The ones I like the most are the prettier ones, like the traditional ones, she said. It used to be that the corridos sang about famous men who were brave or who were real womanizers. Now they are about men who sell drugs and kill federales, and make them larger than life. It’s almost always the same story: I sell them, I do them, I kill them. There are also some who talk about working your way to the top. You start out helping and then you’re the one who’s telling the people what to do. I don’t really like that. I kill, I do, I sell, I make fun of. The federales tell us what to do and we do it, but the drug dealers are always the big boss and nothing ever happens to them. In all the songs, they never kill the drug dealers.
Why do you think they are so popular?
People like to listen to them when they’re drunk in a cantina.
And why do drunks like to listen to them?
For people who sell drugs, it makes them feel valiant.
That was the operating word, I thought. The ex-policeman had used it in the corrido that flattered his wife.
And what about those who don’t sell drugs?
Because they play them a lot on the radio.
That begged the question, I thought. For me, the answer was this: Mexicans didn’t like being told what to do.

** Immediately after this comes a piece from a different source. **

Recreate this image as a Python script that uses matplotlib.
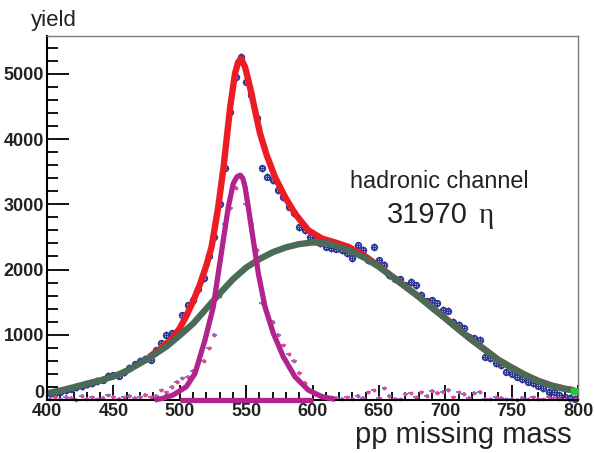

IT’S ALMOST ALWAYS the same lyrics. It’s a story that never ends. Angélica was referring to the narcocorridos, but her words applied equally well to the idiotic War on Drugs itself. To quote from Los Tigres Del Norte’s “Jefe de Jefes”:
I navigate under the water.
I also know how to fly in the sky.
Some say the government watches me;
others say that’s a lie.
From up high I entertain myself.
I like them to be confused.
Just as Jesus spoke in parables, likewise the narco-saints—and their listeners. The more desperate they were, the more profoundly the narcocorridos sang to them.
The hotel clerk, whom I had known for years, disliked them actively; the barber who always remembered me and said God bless you felt the same. The police expressed various tolerations, exasperations, and likings from within their collective prison of stolidity. Emily, a waitress at the 13 Negro, liked tunes more than words; narcocorridos pleased her on that basis; certainly the so-called drug culture was more normal for her than for many Northsiders; in fact I knew nobody in Mexicali who lived in isolation from it. The great Lupe Vásquez stood loyally for them; the field workers at the 13 Negro shouted the words out.
I’ve failed to mention the Tucanes de Tijuana, a famous band who composed the first narcocorridos Angélica ever heard; I’ve failed to introduce you to the most famous narcotraffickers, whom even the police speak of with respect: Chapo Guzmán and the brothers Arellano Félix from Tijuana; Cárdenas the chief of chiefs, the Valencia brothers…But maybe I have showed you that certain individuals of a daringly decorative bent can paint the walls of hell with words as yellow, hot, and sulphurous as Mexicali at three in the morning.